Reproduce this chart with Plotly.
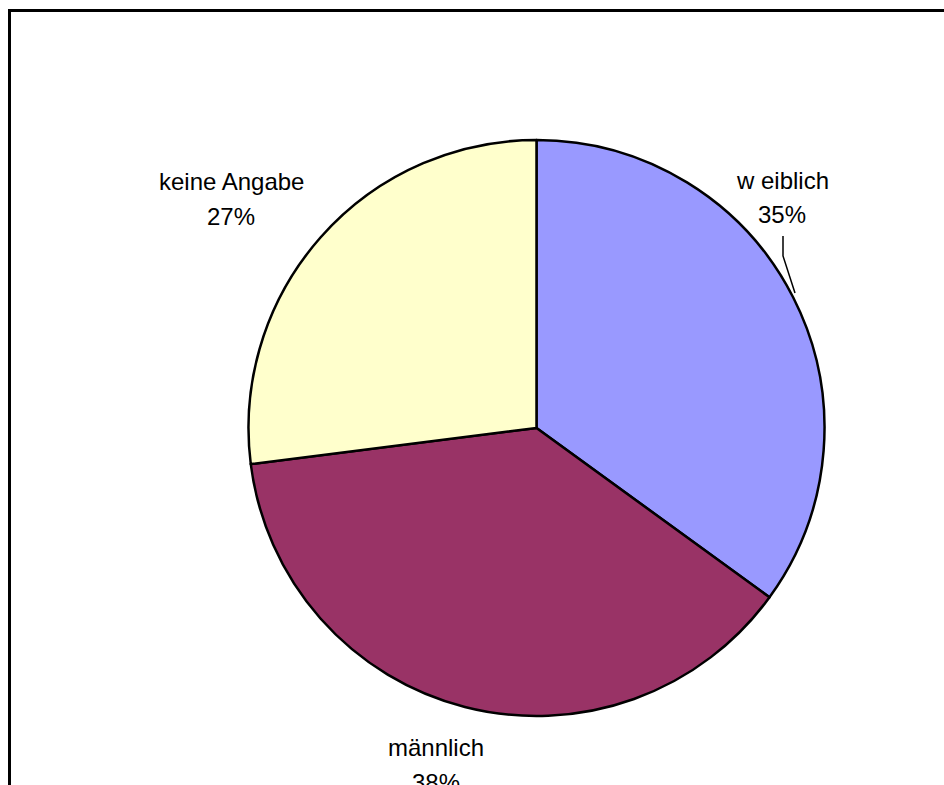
import plotly.graph_objects as go

# Geschlechterverteilung der Befragten
categories = ["w eiblich", "männlich", "keine Angabe"]
values = [35, 38, 27]
colors = ["#9999FF", "#993366", "#FFFFCC"]

W, H = 944, 785


def px(x):
    return x / W


def py(y):
    return 1 - y / H


# pie geometry in pixels
cx, cy, r = 536.5, 428, 288

fig = go.Figure(
    go.Pie(
        labels=categories,
        values=values,
        sort=False,
        direction="clockwise",
        rotation=0,
        marker=dict(colors=colors, line=dict(color="black", width=2.5)),
        textinfo="none",
        hoverinfo="label+percent",
        domain=dict(x=[px(cx - r), px(cx + r)], y=[py(cy + r), py(cy - r)]),
        showlegend=False,
    )
)

total = sum(values)
pct = [f"{round(v / total * 100)}%" for v in values]

# label positions (name line, percent line)
label_pos = [(782, 181, 215), (436, 747, 782), (231, 182, 217)]
font = dict(family="Liberation Sans, Arial, sans-serif", size=24, color="black")
annotations = []
for name, p, (x, y1, y2) in zip(categories, pct, label_pos):
    annotations.append(dict(x=px(x), y=py(y1), xref="paper", yref="paper", text=name,
                            showarrow=False, font=font, xanchor="center", yanchor="middle"))
    annotations.append(dict(x=px(x), y=py(y2), xref="paper", yref="paper", text=p,
                            showarrow=False, font=font, xanchor="center", yanchor="middle"))

shapes = [
    # chart area frame
    dict(type="rect", xref="paper", yref="paper", x0=px(9.5), y0=py(10.5), x1=1.2, y1=-0.2,
         line=dict(color="black", width=3), fillcolor="rgba(0,0,0,0)"),
    # leader line for the first label
    dict(type="path", xref="paper", yref="paper",
         path=f"M {px(783)} {py(236)} L {px(783)} {py(256)} L {px(795)} {py(293)}",
         line=dict(color="black", width=1.5)),
]

fig.update_layout(
    width=W,
    height=H,
    margin=dict(l=0, r=0, t=0, b=0),
    paper_bgcolor="white",
    plot_bgcolor="white",
    annotations=annotations,
    shapes=shapes,
)

fig.write_html("out.html")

- - -

* Task statement
Pictures stay out. Repeat only the lines from the beginning of the data through the line that has "v in values]".

* Answer to this task
Reproduce this chart with Plotly.
import plotly.graph_objects as go

# Geschlechterverteilung der Befragten
categories = ["w eiblich", "männlich", "keine Angabe"]
values = [35, 38, 27]
colors = ["#9999FF", "#993366", "#FFFFCC"]

W, H = 944, 785


def px(x):
    return x / W


def py(y):
    return 1 - y / H


# pie geometry in pixels
cx, cy, r = 536.5, 428, 288

fig = go.Figure(
    go.Pie(
        labels=categories,
        values=values,
        sort=False,
        direction="clockwise",
        rotation=0,
        marker=dict(colors=colors, line=dict(color="black", width=2.5)),
        textinfo="none",
        hoverinfo="label+percent",
        domain=dict(x=[px(cx - r), px(cx + r)], y=[py(cy + r), py(cy - r)]),
        showlegend=False,
    )
)

total = sum(values)
pct = [f"{round(v / total * 100)}%" for v in values]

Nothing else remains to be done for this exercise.